Wednesday, September 15, 2004

The “Bush Bash” lessons

My friend Michael Gaffney says a pox on both houses for all of the negative mudslinging in the presidential campaign. I can’t blame him for turning away in disgust. This election has gone downhill rather rapidly and I’ve been just as guilty as anyone of following it down that path.

But I would just say that the fault lies less with the politicians and more with the electorate which has allowed itself to be swayed by negative campaigns over the years. The voters (those that bother to vote) have a habit of awarding election victories to whoever manages to slam their opponent the hardest. It doesn’t pay anymore to sit back and take the high road while your opponent trashes your character - just ask Michael Dukakis.

George W. Bush learned that lesson a long time ago when he made his unsuccessful bid for a congressional seat from Lubbock in 1978. He got slammed by his opponent after one of his supporters ran an ad in the Texas Tech newspaper touting a “Bush Bash” fundraiser featuring “Free Beer-Music”.
I wrote about the incident several years ago when I was a reporter for the Lubbock Avalanche-Journal...

“...Bush would run into one more stumbling block before crossing the finish line in November. The infamous ''Bush Bash'' ad that appeared in the University Daily, Tech's student newspaper, on Sept. 18, 1978, became prime fodder for a last-minute counterattack by Hance's campaign. The ad invited students to attend a ''Bush Bash'' that evening with ''free beer-music'' at the home of former Lubbock Mayor Jim Granberry.

Just as the race was winding down, George Thompson, one of Hance's law partners, penned a letter to 4,000 Church of Christ and First Baptist Church members that called into question Bush's moral character for using alcohol to garner the support of Tech students.

The letter extolled Hance as a person of high moral character and then went on to state ''Kent's opponent, young Mr. Bush, apparently is using tactics to secure votes which do not indicate the same high character. Mr. Bush has used some of his vast sums of money in an attempt, evidently, to persuade young college students to vote for and support him by offering free alcohol to them.''

Bush called the letter questioning his morals ''unfair'' and said he did not know about the ad in the student newspaper before it was published.

Today, Hance said he does not believe the ''Bush Bash'' was a factor in his election victory. He said his polling at the time did not show any significant change before and after the issue went public.

''I really think that Mahon's endorsement of me was a bigger help than the one-day story on the beer bash.''

But Bush supporters from that period remember the issue as being much more damaging.

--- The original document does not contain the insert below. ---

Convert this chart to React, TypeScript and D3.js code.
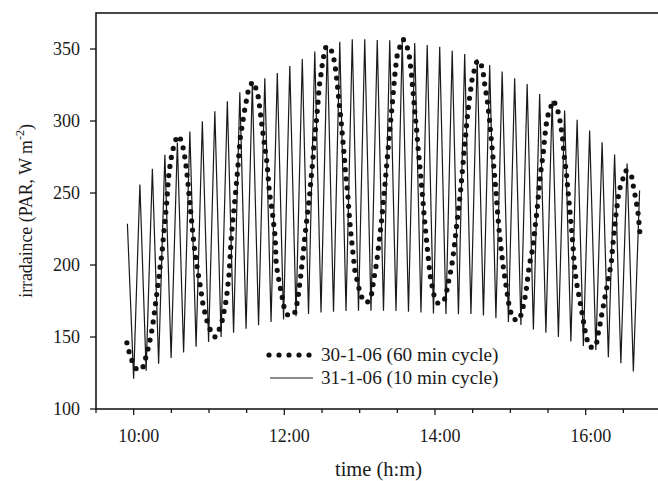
import React from "react";
import * as d3 from "d3";

// ---- data (time in minutes after 10:00, irradiance in W m-2) ----
// 31-1-06, 10 min cycle: successive peak and trough values
const cycle10Start = -5; // first peak (9:55)
const cycle10Period = 9.95; // minutes
const peaks10 = [
  228.7, 255.9, 266.8, 276.5, 285, 292.7, 299.8, 306.8, 313.7, 320, 325.5, 329.7, 333.4, 338.2,
  343, 348.3, 352.3, 355, 356.8, 356.8, 356.3, 356, 355.5, 354.2, 352.8, 351.6, 348.8, 346.5,
  343, 338.9, 334.3, 329.6, 325.7, 318.8, 314, 307.2, 300.8, 293.4, 285.3, 276.7, 270.5, 251.8,
];
const troughs10 = [
  121, 126.5, 131.5, 135.5, 139.3, 143.2, 146.6, 150, 153, 155.8, 158.2, 160.4, 162.2, 164.5,
  166, 167, 167.5, 168, 168.2, 168.3, 168.2, 168, 167.5, 167, 166.3, 166, 165.8, 166,
  165, 163, 160.5, 158.3, 155.3, 153, 150, 146.8, 143.8, 141, 136, 131.7, 126,
];

// 30-1-06, 60 min cycle: [minute, irradiance]
const series60: [number, number][] = [
  [-5.4, 146], [-3.6, 139.5], [-1.3, 133.5], [1, 129], [3, 127], [6, 127.5], [8, 130], [10, 137],
  [12, 143.5], [13.5, 150], [15, 157], [16, 163.5], [17, 170], [17.8, 176], [18.8, 182.5], [19.8, 189],
  [20.5, 195], [21.5, 201.5], [22.5, 208], [23.3, 215], [23.8, 221], [24.6, 227], [25.3, 233], [25.8, 239],
  [26.5, 245], [27, 252], [27.6, 259], [28.3, 265], [29.4, 271.5], [30.6, 278], [32.4, 284], [34.1, 288.5],
  [35.6, 290], [37.1, 288], [38.8, 284], [40.1, 278], [41.4, 271.5], [42.2, 265], [43, 259], [43.8, 252],
  [44.5, 245], [45.2, 239], [45.9, 233], [46.6, 226.5], [47.3, 220.5], [48.5, 211], [49.9, 202], [51.2, 195],
  [52.5, 188.3], [53.6, 182.5], [54.6, 175.5], [56, 169.7], [57.8, 162.8], [60, 157], [63, 151], [65, 150],
  [67.9, 154.8], [70.3, 160.5], [71.9, 167.4], [73.2, 173.2], [74.3, 180.1], [75.9, 192.9], [76.3, 198.6],
  [77.7, 218.3], [79, 231], [81.1, 249.5], [83, 268], [84.8, 287.6], [88.3, 307.2], [91, 320], [94.4, 327.3],
  [98.4, 321.1], [99.7, 314.2], [101.5, 301.5], [103.4, 288.7], [106.3, 270.3], [108.1, 250.6], [110.3, 237.9],
  [112.7, 219.4], [113.5, 200.5], [114.8, 194], [116.1, 187.1], [118.8, 175.5], [120.1, 169], [122.8, 165.1],
  [126.8, 165.1], [129, 168], [131, 178], [133, 192], [135, 208], [136.5, 221], [138.3, 234.5], [140, 247.2],
  [141.3, 259.9], [142.7, 272.6], [143.7, 285.3], [145.3, 298], [146.6, 310.7], [147.7, 323.4], [149.8, 336.1],
  [150.6, 342.3], [153, 351.2], [156.4, 351.6], [159, 345.3], [160.4, 338.4], [162.2, 325.7], [163.6, 313],
  [165.2, 300.3], [166.5, 287.6], [167.8, 274.9], [168.9, 262.2], [170.5, 249.5], [171.5, 236.8], [173, 222],
  [174.7, 208], [176.3, 195.2], [178.9, 186], [180.3, 180.2], [182.9, 175.5], [185.6, 173.8], [187.7, 175.5],
  [189.6, 180.2], [191.6, 191.8], [193.6, 202.1], [195.5, 216], [197.5, 231], [198.8, 243.7], [200.2, 256.4],
  [201.5, 269.1], [202.8, 281.8], [204.1, 294.5], [205.5, 307.2], [206.8, 320], [208.1, 332.7], [209.5, 344.2],
  [211.3, 350], [214.7, 356.8], [217.9, 351.2], [219.5, 345.3], [221.4, 331.5], [222.7, 318.7], [224, 306],
  [225.4, 293.4], [226.6, 280.7], [228, 268], [229.3, 255.3], [230.6, 242.6], [231.2, 235.7], [233.5, 215],
  [235.9, 194], [237.3, 187.1], [238.6, 181.3], [239.9, 176.7], [242.5, 173.2], [245.2, 173.7], [247.9, 176.7],
  [249.2, 181.3], [250.5, 187.1], [251.8, 192.9], [253.2, 198.6], [255, 210], [256.8, 224], [258.5, 237],
  [260.3, 250.6], [261.6, 263.3], [263, 277.2], [264.3, 288.7], [265.6, 301.5], [267.2, 314.2], [268.3, 320.8],
  [269.1, 327], [270.9, 334], [273.1, 340.8], [275.7, 342], [278.3, 335], [278.9, 329.2], [280.2, 322.2],
  [281.5, 315.3], [283.1, 303.8], [284.4, 291.1], [285.8, 278.4], [287.1, 265.6], [288.4, 252.9], [289.5, 240.2],
  [290.8, 226.4], [292.2, 214.8], [294.2, 199.8], [296.1, 188.3], [297.4, 181.3], [298.2, 175.5], [299.6, 169.7],
  [301.4, 163.5], [303.5, 162.1], [306.9, 161.7], [308.9, 166.3], [310.9, 173.7], [312.3, 180.2], [314.1, 192.9],
  [314.9, 198.6], [316.5, 206], [318.1, 212.5], [319.4, 224], [321.3, 237.9], [322.6, 250.6], [324, 263.3],
  [326, 276], [327.4, 288.7], [328.2, 295], [329.2, 301.5], [331.4, 308.4], [334.5, 314.2], [337.5, 308.4],
  [339.3, 301.5], [341.5, 289.2], [342.7, 277.2], [344.6, 264.5], [345.9, 251.8], [347.3, 239], [348.6, 226.3],
  [349.9, 213.7], [350.8, 201], [352.6, 188.3], [355.2, 176], [357.9, 162.8], [359.2, 155.9], [360.5, 150.1],
  [362.6, 143.7], [365.5, 142.5], [368.5, 144.4], [369.7, 151.3], [371.1, 157], [372.4, 163.9], [373.7, 169.7],
  [375.1, 176.7], [376.4, 182.5], [377.7, 188.3], [379.1, 195.2], [380.4, 201], [381.7, 214.8], [382.5, 220.6],
  [383.9, 233.3], [385.7, 246], [387.1, 252.9], [389.2, 258.7], [391.8, 265.6], [396.3, 263.3], [397.6, 256.4],
  [398.9, 250.6], [400.3, 243.7], [401.5, 238], [402.3, 231], [402.9, 225.2], [403.5, 219],
];

const yTicks = [100, 150, 200, 250, 300, 350];
const xMajorTicks = [0, 120, 240, 360];
const xMajorLabels = ["10:00", "12:00", "14:00", "16:00"];
const xMinorTicks = [-30, 30, 60, 90, 150, 180, 210, 270, 300, 330, 390, 420];
const legendLabels = ["30-1-06 (60 min cycle)", "31-1-06 (10 min cycle)"];

const W = 658;
const H = 481;
const M = { left: 96, right: 661, top: 13, bottom: 409 };
const FONT = "'Liberation Serif', 'DejaVu Serif', serif";
const INK = "#1a1a1a";

export default function App() {
  const x = d3.scaleLinear().domain([-30, 420]).range([M.left, M.right]);
  const y = d3.scaleLinear().domain([100, 375]).range([M.bottom, M.top]);

  const line10Data: [number, number][] = [];
  peaks10.forEach((p, i) => {
    const t = cycle10Start + i * cycle10Period;
    line10Data.push([t, p]);
    if (i < troughs10.length) line10Data.push([t + cycle10Period / 2, troughs10[i]]);
  });

  const lineGen = d3
    .line<[number, number]>()
    .x((d) => x(d[0]))
    .y((d) => y(d[1]));

  const dotStyle = {
    stroke: "#111",
    strokeWidth: 5.2,
    strokeLinecap: "round" as const,
    strokeDasharray: "0 9.2",
    fill: "none",
  };

  return (
    <svg
      width={W}
      height={H}
      style={{ position: "absolute", left: 0, top: 0, background: "#fff" }}
      fontFamily={FONT}
    >
      <rect x={0} y={0} width={W} height={H} fill="#fff" />
      {/* data */}
      <path d={lineGen(line10Data) || ""} fill="none" stroke={INK} strokeWidth={1.2} strokeLinejoin="miter" />
      <path d={lineGen(series60) || ""} {...dotStyle} />

      {/* frame */}
      <rect
        x={M.left}
        y={M.top}
        width={M.right - M.left}
        height={M.bottom - M.top}
        fill="none"
        stroke={INK}
        strokeWidth={1.6}
      />

      {/* y axis */}
      {yTicks.map((v) => (
        <g key={v}>
          <line x1={M.left - 6} x2={M.left} y1={y(v)} y2={y(v)} stroke={INK} strokeWidth={1.3} />
          <text x={80} y={y(v)} dy="0.35em" textAnchor="end" fontSize={18} fill={INK}>
            {v}
          </text>
        </g>
      ))}

      {/* x axis */}
      {xMinorTicks.map((t) => (
        <line key={t} x1={x(t)} x2={x(t)} y1={M.bottom} y2={M.bottom + 4} stroke={INK} strokeWidth={1.3} />
      ))}
      {xMajorTicks.map((t, i) => (
        <g key={t}>
          <line x1={x(t)} x2={x(t)} y1={M.bottom} y2={M.bottom + 6} stroke={INK} strokeWidth={1.3} />
          <text x={x(t) + 5} y={441.5} textAnchor="middle" fontSize={18} fill={INK}>
            {xMajorLabels[i]}
          </text>
        </g>
      ))}

      {/* axis titles */}
      <text x={(M.left + M.right) / 2} y={476} textAnchor="middle" fontSize={20.5} fill={INK}>
        time (h:m)
      </text>
      <text
        transform={`translate(32, ${(M.top + M.bottom) / 2}) rotate(-90)`}
        textAnchor="middle"
        fontSize={17.8}
        fill={INK}
      >
        irradaince (PAR, W m
        <tspan dy={-8} fontSize={12}>
          -2
        </tspan>
        <tspan dy={8}>)</tspan>
      </text>

      {/* legend */}
      <path d={`M269,355 L311,355`} {...dotStyle} strokeDasharray="0 10" />
      <text x={321} y={361} fontSize={19.2} fill={INK}>
        {legendLabels[0]}
      </text>
      <line x1={270} x2={313} y1={378} y2={378} stroke={INK} strokeWidth={1.1} />
      <text x={321} y={384} fontSize={19.2} fill={INK}>
        {legendLabels[1]}
      </text>
    </svg>
  );
}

''I wouldn't say it killed it for him, but it didn't help him any,'' Stinnett said. ''I think it hurt him with those particular church groups.''

''My sense is that it was overstated,'' Weiss said. ''But it didn't help things. The letter to The A-J about how improper it was really hurt.''

Today, Bush and his surrogates are quick to attack on the “character” issue and all of its implications. And Democrats, not willing to be the good guys who finish last, are ready to respond in kind. So we get campaigns that focus on “character” issues like the Swift Boat allegations and the National Guard follies. To be fair, the “official” campaigns don’t focus on these things, but their surrogates do and so does the national media.

Now I tend to be very pragmatic about these kinds of things. If this is the way you have to win elections these days then that’s what you have to do until someone can come up with a way to make it better. We can tut-tut about it all day long, but this is the reality we are faced with.